Despite the steady decline in oil prices, APB did not have a bad year financially. Sales remained essentially flat at 2014 levels, Zubovic says, even as the jet fuel prices plummeted by more than two-thirds.

But APB’s leadership team considers the 2015 results as a one-off financial “windfall”, rather than a long-term trend, Zubovic says. Revenues were artificially boosted last year by an unexpected new source of business. Airlines decided to upgrade many older, less efficient aircraft with winglets rather buy new models.

“Some of the airlines came to us and said, ‘We had airplanes that we really weren’t intending to fly. We’re going to refit them with your product and we’re going to fly them until they drop’,” Zubovic says.

As long as fuel prices remain at their current 10-year lows, APB may continue to collect new sales as airlines decide to continue operating older, less fuel-efficient aircraft. But demand for such retrofits is finite and fickle. A sudden increase in fuel prices could cause new orders to dry up overnight.

“There’s a question of whether or not it is sustainable over time,” Zubovic says.

So APB is changing the company’s marketing strategy. The running ticker on the home page showing gallons of fuel saved demonstrates a shrinking economic benefit at current fuel prices. But that same data also offers a different kind of incentive for airlines to invest in winglets that go beyond monetary savings from consuming less fuel.

“Airlines want the flying public to believe they are good corporate citizens. Advertising campaigns are geared toward that end as opposed to just purely, ‘here’s how much money we’ll save’,” Zubovic says.
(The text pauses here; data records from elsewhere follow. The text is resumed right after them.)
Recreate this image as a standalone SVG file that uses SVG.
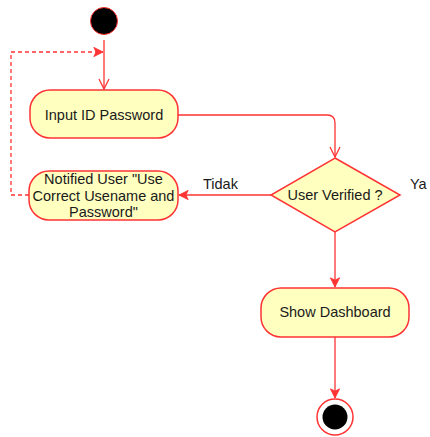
<svg xmlns="http://www.w3.org/2000/svg" width="430" height="437" viewBox="0 0 430 437">
<defs>
<style>
.node{fill:#ffffc0;stroke:#ff3333;stroke-width:1.5}
.edge{fill:none;stroke:#ff3333;stroke-width:1.3}
.dash{stroke-dasharray:4 3}
text{font-family:"Liberation Sans",Arial,sans-serif;font-size:14.5px;fill:#1a1a1a;text-anchor:middle}
.lbl{text-anchor:start}
</style>
<marker id="open" viewBox="0 0 12 12" refX="11" refY="6" markerWidth="12" markerHeight="12" markerUnits="userSpaceOnUse" orient="auto">
<path d="M1,1 L11,6 L1,11" fill="none" stroke="#ff3333" stroke-width="1.3"/>
</marker>
<marker id="fill" viewBox="0 0 12 12" refX="11" refY="6" markerWidth="11" markerHeight="11" markerUnits="userSpaceOnUse" orient="auto">
<path d="M1,1 L11,6 L1,11 L3.5,6 Z" fill="#ff3333" stroke="#ff3333" stroke-width="1"/>
</marker>
</defs>
<g id="connectors">
<path class="edge" d="M104,40 L104,89" marker-end="url(#open)"/>
<path class="edge" d="M178,115 L327,115 Q335,115 335,123 L335,157" marker-end="url(#open)"/>
<path class="edge" d="M271,195 L179,195" marker-end="url(#fill)"/>
<text class="lbl" x="203" y="189">Tidak</text>
<path class="edge dash" d="M29,195 L11,195 L11,52 L103,52" marker-end="url(#fill)"/>
<path class="edge" d="M335,232 L335,287" marker-end="url(#fill)"/>
<path class="edge" d="M335,337 L335,398" marker-end="url(#fill)"/>
<text class="lbl" x="410" y="189">Ya</text>
</g>
<g id="start">
<circle cx="104" cy="21" r="13.5" fill="#000" stroke="#ff3333" stroke-width="1"/>
</g>
<g id="input">
<rect class="node" x="30" y="90" width="148" height="48" rx="20"/>
<text x="104" y="120">Input ID Password</text>
</g>
<g id="decision">
<path class="node" d="M335,158 L400,195 L335,232 L271,195 Z"/>
<text x="335" y="200">User Verified ?</text>
</g>
<g id="notified">
<rect class="node" x="29" y="171" width="149" height="49" rx="20"/>
<text x="103.5" y="184">Notified User "Use</text>
<text x="103.5" y="200.5">Correct Usename and</text>
<text x="103.5" y="217">Password"</text>
</g>
<g id="dashboard">
<rect class="node" x="261" y="288" width="148" height="49" rx="20"/>
<text x="335" y="317">Show Dashboard</text>
</g>
<g id="end">
<circle cx="335" cy="417" r="18" fill="#fff" stroke="#ff3333" stroke-width="1.5"/>
<circle cx="335" cy="417" r="12.5" fill="#000"/>
</g>
</svg>
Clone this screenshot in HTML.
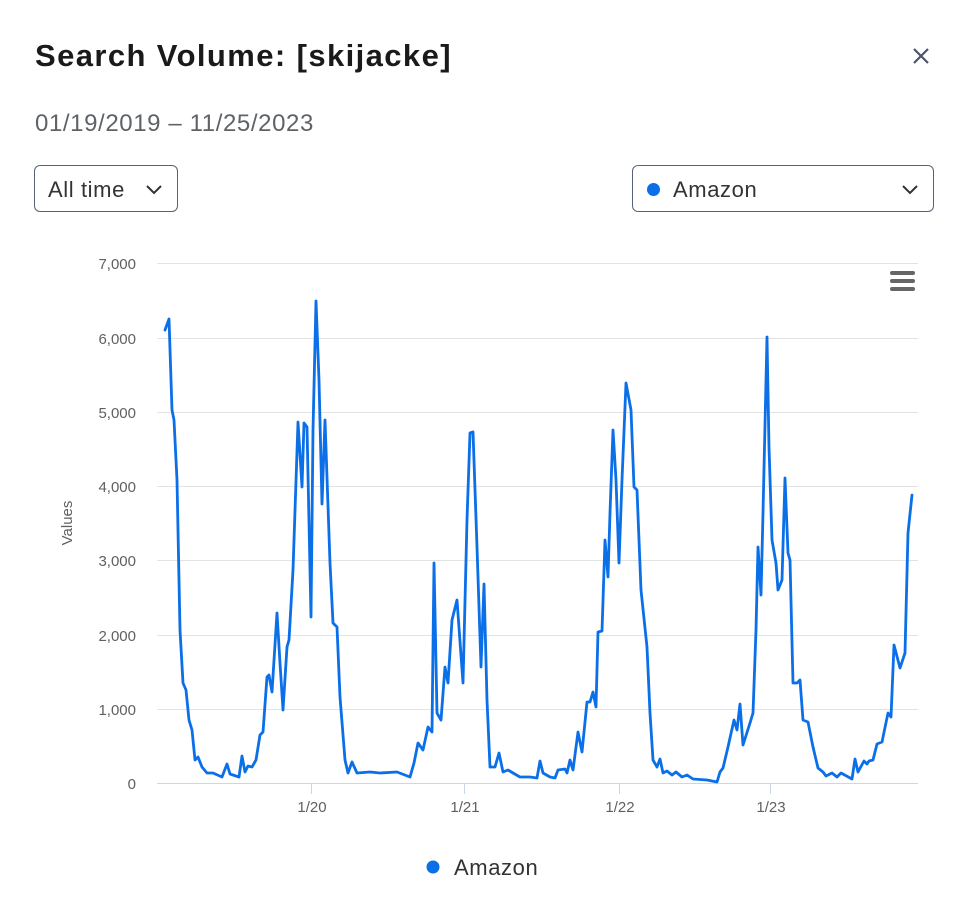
<!DOCTYPE html>
<html><head><meta charset="utf-8"><style>
body{margin:0;width:961px;height:911px;background:#fff;font-family:"Liberation Sans",sans-serif;position:relative;overflow:hidden}
.t{position:absolute;left:35px;top:38px;font-size:31px;letter-spacing:1.4px;font-weight:bold;color:#1a1a1a}
.d{position:absolute;left:35px;top:110px;font-size:24px;letter-spacing:0.6px;color:#5f6368}
.dd{position:absolute;top:165px;height:47px;border:1px solid #56627a;border-radius:6px;box-sizing:border-box;font-size:22px;letter-spacing:0.6px;color:#333;display:flex;align-items:center}
</style></head><body>
<div class="t">Search Volume: [skijacke]</div>
<div class="d">01/19/2019 – 11/25/2023</div>
<svg style="position:absolute;left:912px;top:47px" width="20" height="20"><path d="M2 2L16 16M16 2L2 16" stroke="#4a5568" stroke-width="2.2"/></svg>
<div class="dd" style="left:34px;width:144px;padding-left:13px;padding-top:2px">All time<svg style="position:absolute;right:14px" width="18" height="12"><path d="M2 2L9 9L16 2" fill="none" stroke="#333" stroke-width="2"/></svg></div>
<div class="dd" style="left:632px;width:302px;padding-left:14px;padding-top:2px"><span style="width:13px;height:13px;border-radius:50%;background:#0b6fe8;display:inline-block;margin-right:13px"></span>Amazon<svg style="position:absolute;right:14px" width="18" height="12"><path d="M2 2L9 9L16 2" fill="none" stroke="#333" stroke-width="2"/></svg></div>
<svg style="position:absolute;left:0;top:0" width="961" height="911" font-family="Liberation Sans, sans-serif">
<g stroke="#e3e3e3" stroke-width="1">
<line x1="157" x2="918" y1="263.5" y2="263.5"/><line x1="157" x2="918" y1="338.5" y2="338.5"/><line x1="157" x2="918" y1="412.5" y2="412.5"/><line x1="157" x2="918" y1="486.5" y2="486.5"/><line x1="157" x2="918" y1="560.5" y2="560.5"/><line x1="157" x2="918" y1="635.5" y2="635.5"/><line x1="157" x2="918" y1="709.5" y2="709.5"/></g>
<line x1="157" x2="918" y1="783.5" y2="783.5" stroke="#ccd6eb"/>
<g stroke="#ccd6eb"><line x1="311.5" x2="311.5" y1="784" y2="794"/><line x1="464.5" x2="464.5" y1="784" y2="794"/><line x1="619.5" x2="619.5" y1="784" y2="794"/><line x1="770.5" x2="770.5" y1="784" y2="794"/></g>
<g font-size="15" fill="#606060" text-anchor="end">
<text x="136" y="269">7,000</text><text x="136" y="344">6,000</text><text x="136" y="418">5,000</text><text x="136" y="492">4,000</text><text x="136" y="566">3,000</text><text x="136" y="641">2,000</text><text x="136" y="715">1,000</text><text x="136" y="789">0</text></g>
<g font-size="15" fill="#606060" text-anchor="middle">
<text x="312" y="812">1/20</text><text x="465" y="812">1/21</text><text x="620" y="812">1/22</text><text x="771" y="812">1/23</text></g>
<text transform="translate(72,523) rotate(-90)" font-size="15" fill="#606060" text-anchor="middle">Values</text>
<g fill="#666"><rect x="890" y="271" width="25" height="4" rx="2"/><rect x="890" y="279" width="25" height="4" rx="2"/><rect x="890" y="287" width="25" height="4" rx="2"/></g>
<polyline fill="none" stroke="#0b6fe8" stroke-width="2.8" stroke-linejoin="round" stroke-linecap="round" points="165,330 169,319 172,410 174,420 177,480 180,630 183,683 186,690 189,720 192,730 195,760 198,757 202,767 207,773 213,773 222,777 227,764 230,774 239,777 242,756 245,772 248,766 252,767 256,760 260,735 263,732 267,677 269,675 272,692 277,613 280,663 283,710 287,647 289,640 293,570 298,422 302,487 304,423 307,427 311,617 313,430 316,301 319,380 322,504 325,420 330,563 333,623 337,627 340,697 345,760 348,773 352,762 357,773 370,772 380,773 397,772 410,777 414,763 418,743 423,750 428,727 432,732 434,563 437,713 441,720 445,667 448,683 452,620 457,600 463,683 467,520 470,433 473,432 477,547 481,667 484,584 487,700 490,767 495,767 499,753 503,772 508,770 513,773 520,777 530,777 537,778 540,761 543,773 550,777 555,778 558,770 565,769 567,773 570,760 573,770 578,732 582,752 587,702 590,702 593,692 596,707 598,632 602,631 605,540 608,577 610,513 613,430 616,480 619,563 622,480 626,383 631,410 634,487 637,490 641,590 647,647 650,713 653,760 657,767 660,759 663,773 667,771 672,775 676,772 682,777 687,775 693,779 707,780 717,782 720,772 723,768 728,747 734,720 737,730 740,704 743,745 750,723 753,713 756,630 758,547 761,595 763,513 767,337 769,447 772,540 776,563 778,590 782,580 785,478 788,553 790,560 793,683 797,683 800,680 803,720 808,722 813,747 818,768 823,772 826,776 832,773 837,777 841,773 852,779 855,759 858,772 864,761 867,764 869,761 873,760 877,744 882,742 888,713 891,717 894,645 900,668 905,653 908,533 912,495"/>
<circle cx="433" cy="867" r="6.5" fill="#0b6fe8"/>
<text x="454" y="875" font-size="22" letter-spacing="0.6" fill="#333">Amazon</text>
</svg>
</body></html>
The split-scimitar winglet for the 737NG family alone reduced carbon dioxide emissions by 61 million tonnes in 2015, he says. Many airlines also install winglets for performance benefits, such as extending range or take-off capacity in hot or high-altitude airports.

Finally, APB could diversify its revenue sources beyond winglet systems. The joint venture is partly Boeing-owned, so opportunities are limited to Boeing’s supply chain. APB has experience producing composite parts with complex shapes, not unlike other control surfaces and fairings on Boeing aircraft. The nearly 17-year-old partnership has proved beneficial to Boeing and Aviation Partners.

“I don’t think either one of them [wants] to see it end prematurely,” Zubovic says.